115. There are no special 'indirect evidences' in the Second and Third Epistles of St. John, but the teachings in them respecting the Lord Jesus are in perfect harmony with those which are to be found in the First Epistle; and, taking the three Epistles jointly, I find myself shut up to the conclusion that the writer of them did not for one moment believe in his Master as a simple human being, born as we human beings are, but that He was the Eternal Son of God, descended from heaven, manifesting and revealing to us God, the Eternal Father. It may be said, it will be said by most modern Unitarians, that 'St. John was mistaken.' I do not, of course, believe for one moment that he was; on the contrary, I think he was a far more competent witness to the personality of his Lord than we ourselves are, and that it is more reasonable to believe with him, than to reject his teachings.

116. We now come to the Apocalypse, on which Mr. Alger, from whom I have already quoted, says (p. 255): 'Plainly enough, the apocalyptic view of Christ is based on that profound Logos-doctrine so copiously developed in the writings of Philo, and so distinctly endorsed in numerous passages of the New Testament. First, there is the absolute God. Next, there is the Logos, the First Begotten Son and representative image of God, the instrumental cause of the creation, the Head of all created beings. This Logos, born into our world as a man, is Christ. Around Him are clustered all the features and actions that compose the doctrine of "the last things.” The vast work of redemption and judgment laid upon Him has in part been already executed, and in part yet remains to be done.' I may say of the Apocalypse, what I have already said of the three Epistles of St. John, because its teachings are similar to those which are to be found in the Epistles. It may be my ignorance, some will call it my prejudice, but I am nevertheless obliged to believe that the writer of the Apocalypse was not a humanitarian. He may not, probably he did not, share some of the beliefs respecting Christ which were expounded and defended by succeeding teachers in the Christian Church; but I am at a loss to understand how any careful reader of St.
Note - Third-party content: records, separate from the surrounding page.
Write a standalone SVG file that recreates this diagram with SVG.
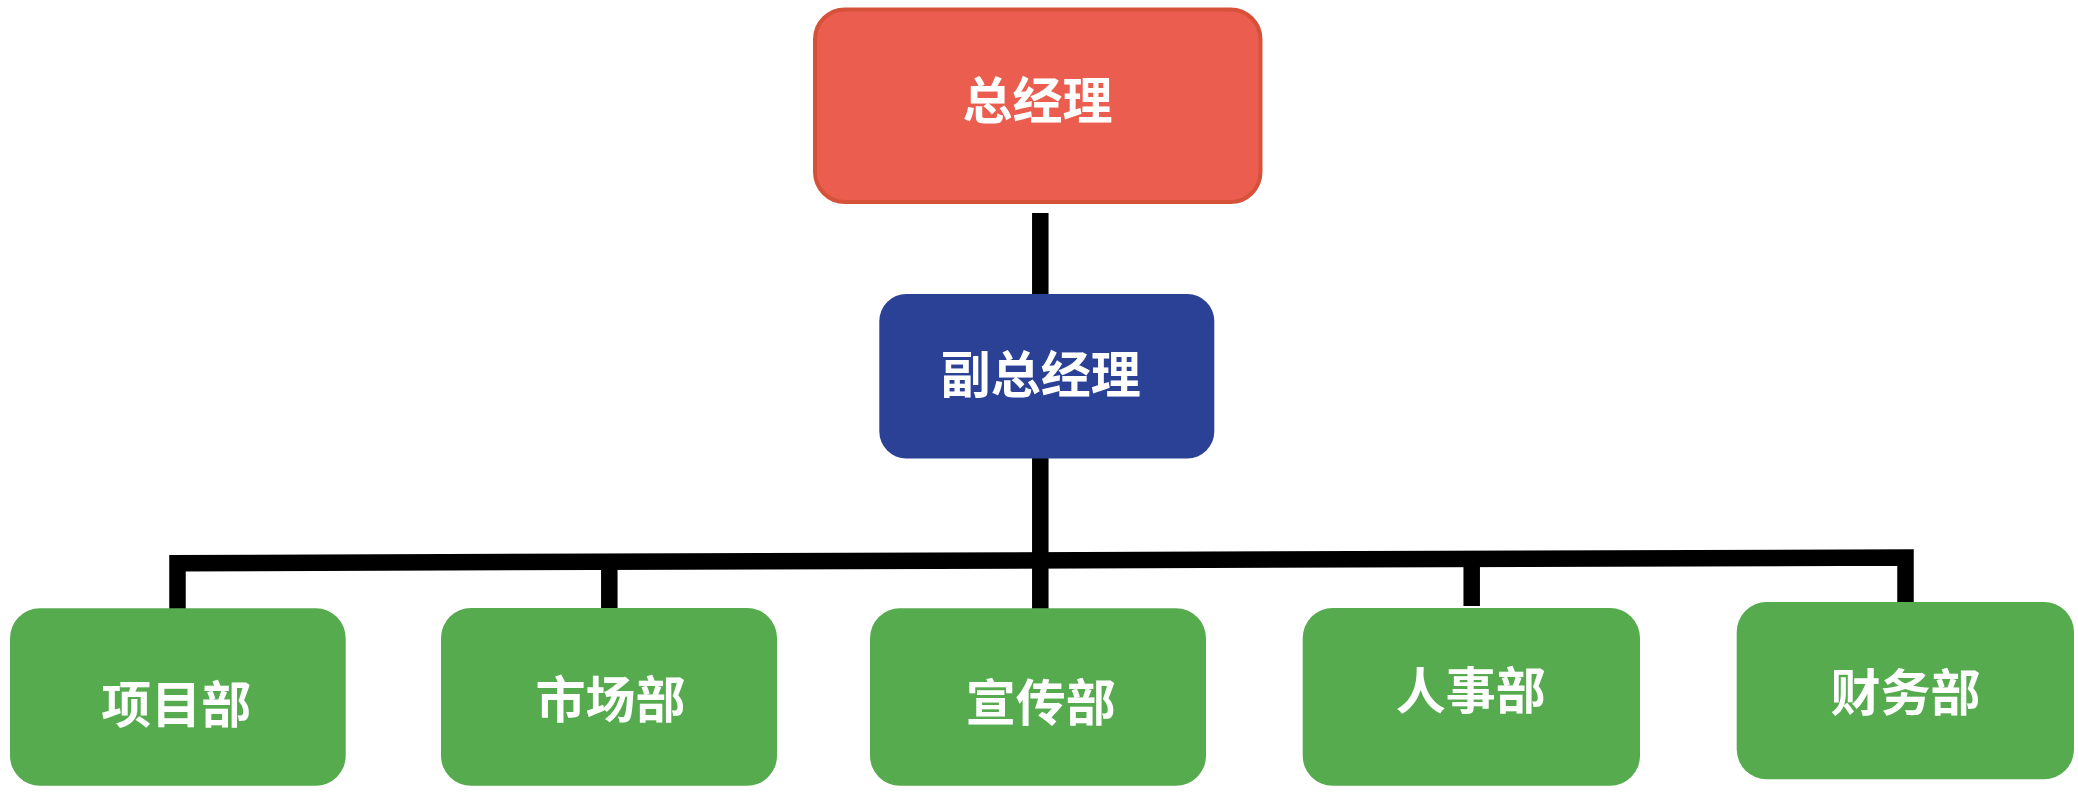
<svg xmlns="http://www.w3.org/2000/svg" width="2078" height="802" viewBox="0 0 2078 802">
<style>
.lbl{font-family:"Noto Sans CJK SC","Noto Sans CJK TC",sans-serif;font-weight:700;font-size:50px;fill:#ffffff;text-anchor:middle}
.dept{fill:#55AB4E}
.conn{fill:none;stroke:#000000;stroke-width:16.5;stroke-linejoin:miter;stroke-linecap:butt}
</style>
<rect width="2078" height="802" fill="#ffffff"/>
<g id="connectors">
<path class="conn" d="M1040.3,213 L1040.3,609"/>
<path class="conn" d="M177.5,609 L177.5,563.2 L1905.5,557.5 L1905.5,602"/>
<path class="conn" d="M609.3,609 L609.3,561"/>
<path class="conn" d="M1471.7,606 L1471.7,558"/>
</g>
<g id="node-gm">
<rect x="815" y="9.5" width="445.5" height="192.5" rx="30" fill="#EB5E4F" stroke="#D5513A" stroke-width="4"/>
<text class="lbl" x="1037.5" y="119">总经理</text>
</g>
<g id="node-dgm">
<rect x="879.3" y="294" width="335" height="164.5" rx="27" fill="#2A4196"/>
<text class="lbl" x="1040.8" y="393">副总经理</text>
</g>
<g id="node-project">
<rect class="dept" x="10" y="608.3" width="335.7" height="177.4" rx="30"/>
<text class="lbl" x="176.2" y="723">项目部</text>
</g>
<g id="node-market">
<rect class="dept" x="441" y="608" width="336" height="177.7" rx="30"/>
<text class="lbl" x="610.5" y="718">市场部</text>
</g>
<g id="node-publicity">
<rect class="dept" x="870" y="608.3" width="336" height="177.4" rx="30"/>
<text class="lbl" x="1040.8" y="721">宣传部</text>
</g>
<g id="node-hr">
<rect class="dept" x="1302.7" y="608" width="337.3" height="177.7" rx="30"/>
<text class="lbl" x="1470.8" y="709">人事部</text>
</g>
<g id="node-finance">
<rect class="dept" x="1736.7" y="602" width="337.3" height="177.3" rx="30"/>
<text class="lbl" x="1905.5" y="711">财务部</text>
</g>
</svg>
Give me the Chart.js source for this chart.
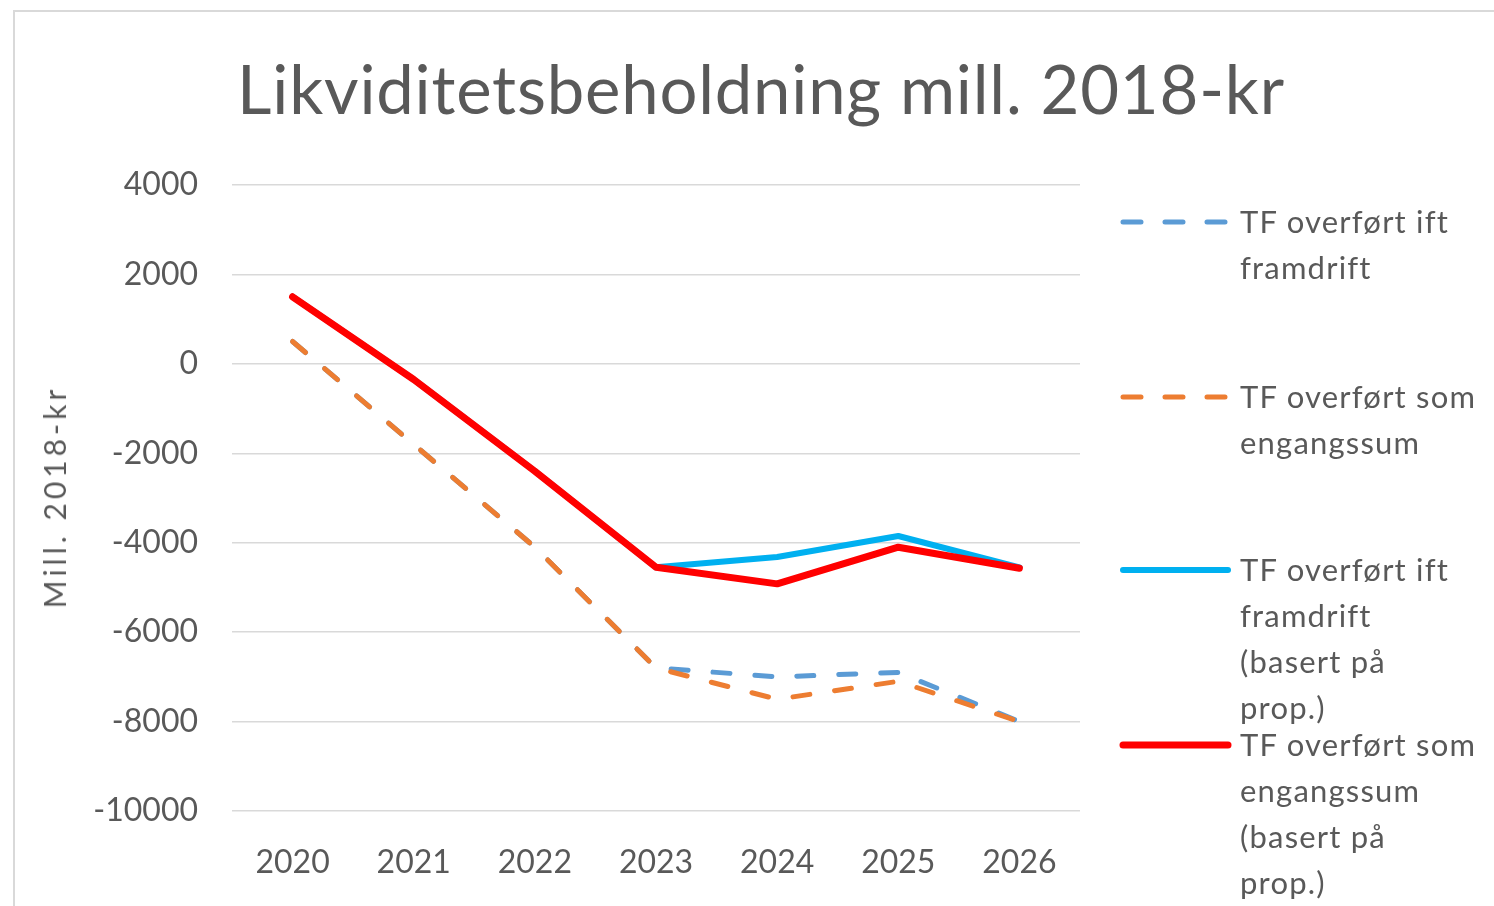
<!DOCTYPE html>
<html>
<head>
<meta charset="utf-8">
<script src="https://cdn.jsdelivr.net/npm/chart.js@4.4.1/dist/chart.umd.min.js"></script>
<style>
  html, body { margin: 0; padding: 0; background: #fff; }
  #wrap { position: relative; width: 1494px; height: 906px; overflow: hidden; background: #fff; }
  #c { position: absolute; left: 0; top: 0; }
  .frameTop { position: absolute; left: 13px; top: 10px; right: 0; height: 2px; background: #d9d9d9; }
  .frameLeft { position: absolute; left: 13px; top: 10px; width: 2px; bottom: 0; background: #d9d9d9; }
  #title { position: absolute; left: 28px; right: 0; top: 55px; text-align: center; font-family: Lato, sans-serif;
           font-size: 67px; line-height: 67px; letter-spacing: 0.8px; color: #595959; white-space: nowrap; }
  #ytitle { position: absolute; left: 54px; top: 497px; transform: translate(-50%, -50%) rotate(-90deg);
            font-family: Lato, sans-serif; font-size: 30px; line-height: 30px; letter-spacing: 4px; color: #595959; white-space: nowrap; }
  .lg { position: absolute; left: 1116px; font-family: Lato, sans-serif; font-size: 31px; line-height: 46px; letter-spacing: 1.2px; color: #595959; }
  .lg svg { position: absolute; left: 0; top: 0; }
  .lg .t { position: absolute; left: 124px; top: 0; white-space: nowrap; }
</style>
</head>
<body>
<div id="wrap">
  <div class="frameTop"></div>
  <div class="frameLeft"></div>
  <canvas id="c" width="1494" height="906"></canvas>
  <div id="title"></div>
  <div id="ytitle"></div>
</div>
<script>
const titleText = "Likviditetsbeholdning mill. 2018-kr";
const yAxisTitle = "Mill. 2018-kr";
const categories = ["2020", "2021", "2022", "2023", "2024", "2025", "2026"];
const yTicks = [4000, 2000, 0, -2000, -4000, -6000, -8000, -10000];

const seriesNames = [
  "TF overført ift framdrift",
  "TF overført som engangssum",
  "TF overført ift framdrift (basert på prop.)",
  "TF overført som engangssum (basert på prop.)"
];
const legendLines = [
  ["TF overført ift", "framdrift"],
  ["TF overført som", "engangssum"],
  ["TF overført ift", "framdrift", "(basert på", "prop.)"],
  ["TF overført som", "engangssum", "(basert på", "prop.)"]
];
const iftFramdrift = [500, -1800, -4100, -6800, -7000, -6900, -8000];
const somEngangssum = [500, -1800, -4100, -6800, -7500, -7100, -8000];
const iftFramdriftProp = [1500, -350, -2400, -4550, -4320, -3850, -4550];
const somEngangssumProp = [1500, -350, -2400, -4550, -4920, -4100, -4570];

const colors = ["#5B9BD5", "#ED7D31", "#00B0F0", "#FF0000"];
const widths = [5, 5, 6, 7];
const dashes = [[17, 25], [17, 25], [], []];
const drawOrder = [3, 2, 1, 0];
const seriesData = [iftFramdrift, somEngangssum, iftFramdriftProp, somEngangssumProp];

document.getElementById('title').textContent = titleText;
document.getElementById('ytitle').textContent = yAxisTitle;

const datasets = seriesData.map((d, i) => ({
  label: seriesNames[i],
  data: d,
  borderColor: colors[i],
  backgroundColor: colors[i],
  borderWidth: widths[i],
  borderDash: dashes[i],
  borderCapStyle: 'round',
  borderJoinStyle: 'round',
  pointRadius: 0,
  pointHoverRadius: 0,
  tension: 0,
  fill: false,
  order: drawOrder[i]
}));

new Chart(document.getElementById('c'), {
  type: 'line',
  data: { labels: categories, datasets },
  options: {
    responsive: false,
    animation: false,
    layout: { padding: { left: 0, right: 414, top: 185, bottom: 0 } },
    plugins: { legend: { display: false }, title: { display: false }, tooltip: { enabled: false } },
    scales: {
      x: {
        type: 'category',
        offset: true,
        grid: { display: false, drawTicks: false },
        border: { display: false },
        ticks: { color: '#595959', font: { family: 'Lato', size: 32 }, padding: 32, maxRotation: 0, autoSkip: false },
        afterFit: (s) => { s.height = 95; }
      },
      y: {
        min: Math.min(...yTicks),
        max: Math.max(...yTicks),
        afterBuildTicks: (s) => { s.ticks = yTicks.slice().reverse().map(v => ({ value: v })); },
        grid: { color: '#d9d9d9', lineWidth: 1.5, drawTicks: false },
        border: { display: false },
        ticks: { color: '#595959', font: { family: 'Lato', size: 32 }, padding: 34, callback: (v) => String(v) },
        title: { display: false, text: yAxisTitle },
        afterFit: (s) => { s.width = 232; }
      }
    }
  }
});

// HTML legend (multi-line labels as in the reference)
const markerY = [222, 397, 570, 745];
const wrap = document.getElementById('wrap');
legendLines.forEach((lines, i) => {
  const div = document.createElement('div');
  div.className = 'lg';
  div.style.top = (markerY[i] - 24) + 'px';
  const dash = dashes[i].length ? `stroke-dasharray="${dashes[i][0] + 1} ${dashes[i][1] - 1}"` : '';
  div.innerHTML = `<svg width="120" height="48"><line x1="7" y1="24" x2="112" y2="24" stroke="${colors[i]}" stroke-width="${widths[i]}" stroke-linecap="round" ${dash}/></svg>` +
    `<div class="t">${lines.join('<br>')}</div>`;
  wrap.appendChild(div);
});
</script>
</body>
</html>
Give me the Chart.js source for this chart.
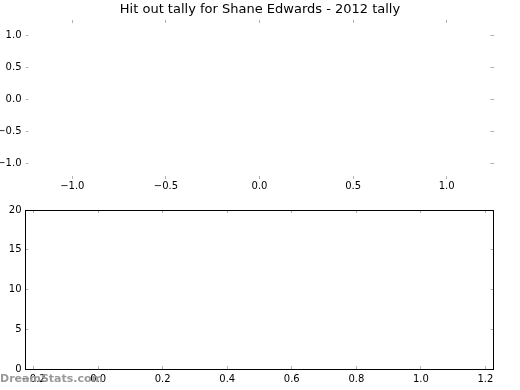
<!DOCTYPE html>
<html lang="en">
<head>
    <meta charset="UTF-8">
    <title>Hit out tally for Shane Edwards - 2012 tally</title>
    <script src="https://cdn.jsdelivr.net/npm/chart.js"></script>
    <style>
        html, body { margin: 0; padding: 0; background: #fff; }
        #wrap { position: relative; width: 520px; height: 390px; overflow: hidden; }
        #pie-chart { position: absolute; left: 0; top: 0; }
        #bar-chart { position: absolute; left: 0; top: 200px; }
        #watermark {
            position: absolute; left: 0; top: 373px;
            font: bold 11px "DejaVu Sans", sans-serif; line-height: 1;
            color: #999; white-space: nowrap;
        }
    </style>
</head>
<body>
    <div id="wrap">
        <canvas id="pie-chart" width="520" height="200"></canvas>
        <canvas id="bar-chart" width="520" height="190"></canvas>
        <div id="watermark">DreamStats.com</div>
    </div>

    <script>
        // Data - no hit outs recorded for the season, so both plots are empty
        const titleText = 'Hit out tally for Shane Edwards - 2012 tally';
        const pieLabels = [];
        const pieValues = [];
        const rounds = [];
        const hitOuts = [];

        // Axis limits and tick values
        const pieRange = [-1.25, 1.25];
        const pieTicks = [-1.0, -0.5, 0.0, 0.5, 1.0];
        const barXRange = [-0.225, 1.225];
        const barXTicks = [-0.2, 0.0, 0.2, 0.4, 0.6, 0.8, 1.0, 1.2];
        const barYRange = [0, 20];
        const barYTicks = [0, 5, 10, 15, 20];

        Chart.defaults.font.family = '"DejaVu Sans", sans-serif';
        Chart.defaults.font.size = 10;
        Chart.defaults.color = '#000';

        const tickGray = '#b0b0b0';

        // force a scale box to a fixed size so both plots line up like the original
        function fixedSize(size) {
            return (scale) => {
                if (scale.isHorizontal()) scale.height = size;
                else scale.width = size;
                // labels may hang over the edges, don't let them push the plot area
                scale.paddingTop = 0;
                scale.paddingBottom = 0;
                scale.paddingLeft = 0;
                scale.paddingRight = 0;
            };
        }

        function oneDecimal(v) {
            if (Math.abs(v) < 1e-9) v = 0;
            return v.toFixed(1).replace('-', '\u2212');
        }

        function makeAxis(position, range, tickValues, boxSize, showLabels, pad, fmt, frame) {
            return {
                type: 'linear',
                position: position,
                min: range[0],
                max: range[1],
                afterBuildTicks: (scale) => {
                    scale.ticks = tickValues.map((v) => ({ value: v }));
                },
                afterFit: fixedSize(boxSize),
                ticks: {
                    display: showLabels,
                    autoSkip: false,
                    maxRotation: 0,
                    padding: pad,
                    callback: fmt
                },
                grid: {
                    drawOnChartArea: false,
                    drawTicks: true,
                    tickLength: -3,   // inward ticks
                    tickColor: tickGray,
                    tickWidth: 1
                },
                border: { display: frame, color: '#000', width: 1 }
            };
        }

        const pieData = pieValues.map((v, i) => ({ x: i, y: v }));
        const barData = hitOuts.map((v, i) => ({ x: rounds[i], y: v }));

        // Top plot: empty pie axes (ticks only, no frame)
        new Chart(document.getElementById('pie-chart'), {
            type: 'scatter',
            data: { labels: pieLabels, datasets: [{ data: pieData }] },
            options: {
                responsive: false,
                animation: false,
                layout: { padding: 0 },
                plugins: {
                    legend: { display: false },
                    tooltip: { enabled: false },
                    title: {
                        display: true,
                        text: titleText,
                        color: '#000',
                        font: { size: 13, weight: 'normal' },
                        padding: { top: 2, bottom: 2.4 }
                    }
                },
                scales: {
                    x: makeAxis('bottom', pieRange, pieTicks, 21, true, 4, oneDecimal, false),
                    x2: makeAxis('top', pieRange, pieTicks, 0, false, 0, oneDecimal, false),
                    y: makeAxis('left', pieRange, pieTicks, 25.5, true, 7, oneDecimal, false),
                    y2: makeAxis('right', pieRange, pieTicks, 26.5, false, 0, oneDecimal, false)
                }
            }
        });

        // Bottom plot: empty bar axes with a black frame
        new Chart(document.getElementById('bar-chart'), {
            type: 'scatter',
            data: { labels: rounds, datasets: [{ data: barData }] },
            options: {
                responsive: false,
                animation: false,
                layout: { padding: { top: 10 } },
                plugins: {
                    legend: { display: false },
                    tooltip: { enabled: false }
                },
                scales: {
                    x: makeAxis('bottom', barXRange, barXTicks, 21, true, 7, oneDecimal, true),
                    x2: makeAxis('top', barXRange, barXTicks, 0, false, 0, oneDecimal, true),
                    y: makeAxis('left', barYRange, barYTicks, 25.5, true, 7, (v) => String(v), true),
                    y2: makeAxis('right', barYRange, barYTicks, 26.5, false, 0, (v) => String(v), true)
                }
            }
        });
    </script>
</body>
</html>
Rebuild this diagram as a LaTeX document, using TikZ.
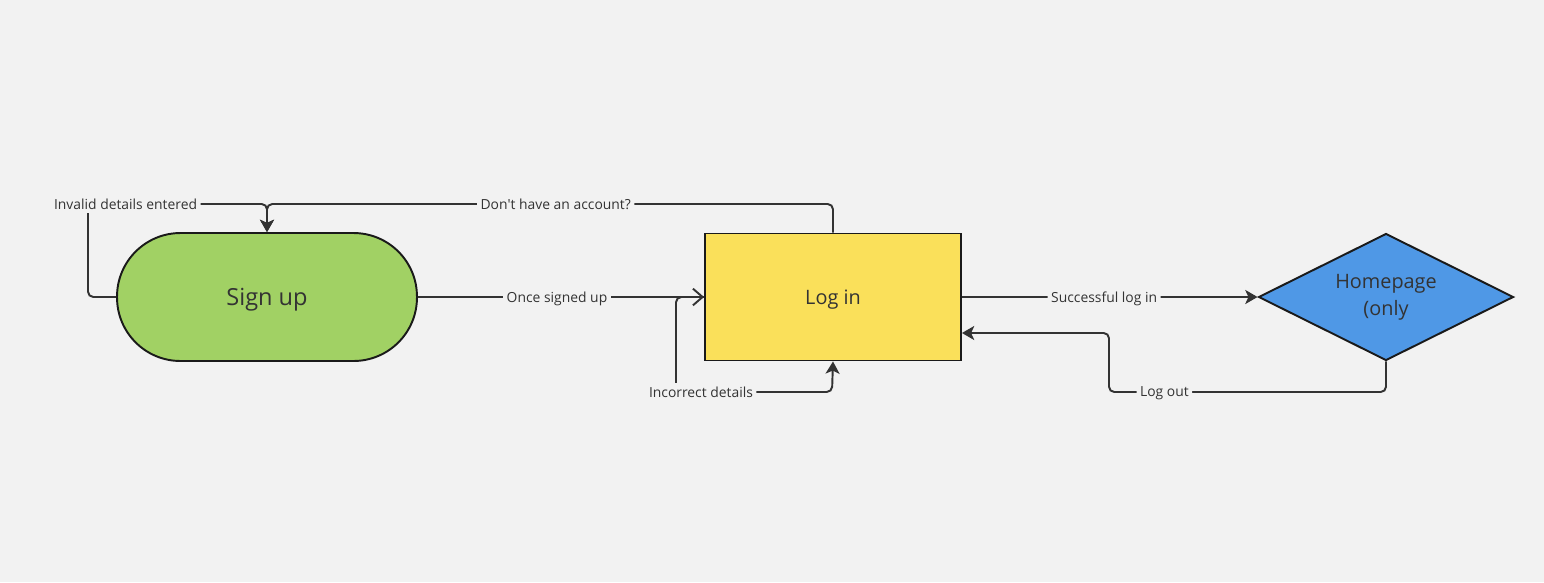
\documentclass[tikz,border=0pt]{standalone}
\usepackage{fontspec}
\setmainfont{Open Sans}
\usepackage{tikz}
\usetikzlibrary{arrows.meta, shapes.geometric}
\definecolor{paper}{RGB}{242, 242, 242}
\definecolor{signgreen}{RGB}{161, 209, 100}
\definecolor{loginyellow}{RGB}{250, 224, 90}
\definecolor{homeblue}{RGB}{79, 152, 230}
\definecolor{ink}{RGB}{51, 51, 51}
\definecolor{rim}{RGB}{26, 26, 26}

\begin{document}
\begin{tikzpicture}[x=0.02cm, y=-0.02cm,
   box/.style={draw=rim, line width=1.1pt, text=ink, inner sep=0pt},
   lbl/.style={fill=paper, text=ink, inner sep=2pt, text depth=0pt, font=\fontsize{7.9}{9}\selectfont},
   conn/.style={draw=ink, line width=1.1pt, rounded corners=3pt},
   tip/.style={-{Stealth[length=7pt, width=8pt, inset=1.8pt]}},
   opentip/.style={-{Straight Barb[length=5.5pt, width=9.5pt]}}]
   \fill[paper] (0,0) rectangle (1544,582);

   \draw[]
    (267,297) node[box, fill=signgreen, minimum width=6cm, minimum height=2.56cm, rounded corners=1.27cm, text depth=0pt, font=\fontsize{13.4}{16}\selectfont](1) {Sign up}
    (833,297) node[box, fill=loginyellow, minimum width=5.12cm, minimum height=2.54cm, text depth=0pt, font=\fontsize{11.3}{14}\selectfont](2) {Log in}
    (1386,297) node[box, diamond, aspect=2, fill=homeblue, minimum width=5.1cm, minimum height=2.54cm, align=center, font=\fontsize{11.3}{15.4}\selectfont](3) {Homepage\\(only};

   \coordinate (top) at (267,204);
   \coordinate (back) at (1109,333);

   \draw[conn, opentip] (1) -- node[lbl, pos=0.486] {Once signed up} (2);
   \draw[conn, tip] (2) -- node[lbl, pos=0.481] {Successful log in} (3);

   %loops back
   \draw[conn, tip] (1.west) -| (88,204) -- node[lbl, pos=0.21] {Invalid details entered} (top) -- (1.north);
   \draw[conn, tip] (2.north) |- node[lbl, pos=0.745] {Don\textquotesingle t have an account?} (top) -- (1.north);
   \draw[conn, tip] (2.west) -- (676,297) -- (676,392) -- node[lbl, pos=0.16] {Incorrect details} (832,392) -- (2.south);
   \draw[conn, tip] (3.south) -- (1386,392) -- node[lbl, pos=0.8] {Log out} (1109,392) -- (back) -- (2.east |- back);
\end{tikzpicture}
\end{document}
John's writings, who brings to them the necessary information, the necessary study, and an unprejudiced mind, can come to any other conclusion than that St. John believed in his Master as the Incarnate Son of God, one with the Father, and not a mere human teacher, sharing our common human nature, and liable to all our human limitations. The literature of the Apocalypse is a vast subject. The mere list of works on it given in Darling's Cyclopædia Bibliographica, published in 1859, occupies fifty-two columns. I would especially refer my readers to the late Professor Maurice's lectures, which are full of thought and interest; and to Dr. Vaughan's Lectures on the Revelation of St. John, which are models of what expository lectures ought to be; while Gebhardt's Doctrine of the Apocalypse, published in Clarke's 'Foreign Translation Library,' is a valuable addition to the literature of the subject, as it

contains a close and careful comparison between the doctrine of the Apocalypse and that of the Gospel and Epistles of St. John. Full references to the literature of this subject are to be found in Ellicott's New Testament Commentary, vol. iii. p. 532, and in the Speaker's Commentary on the New Testament, vol. iv. p. 493.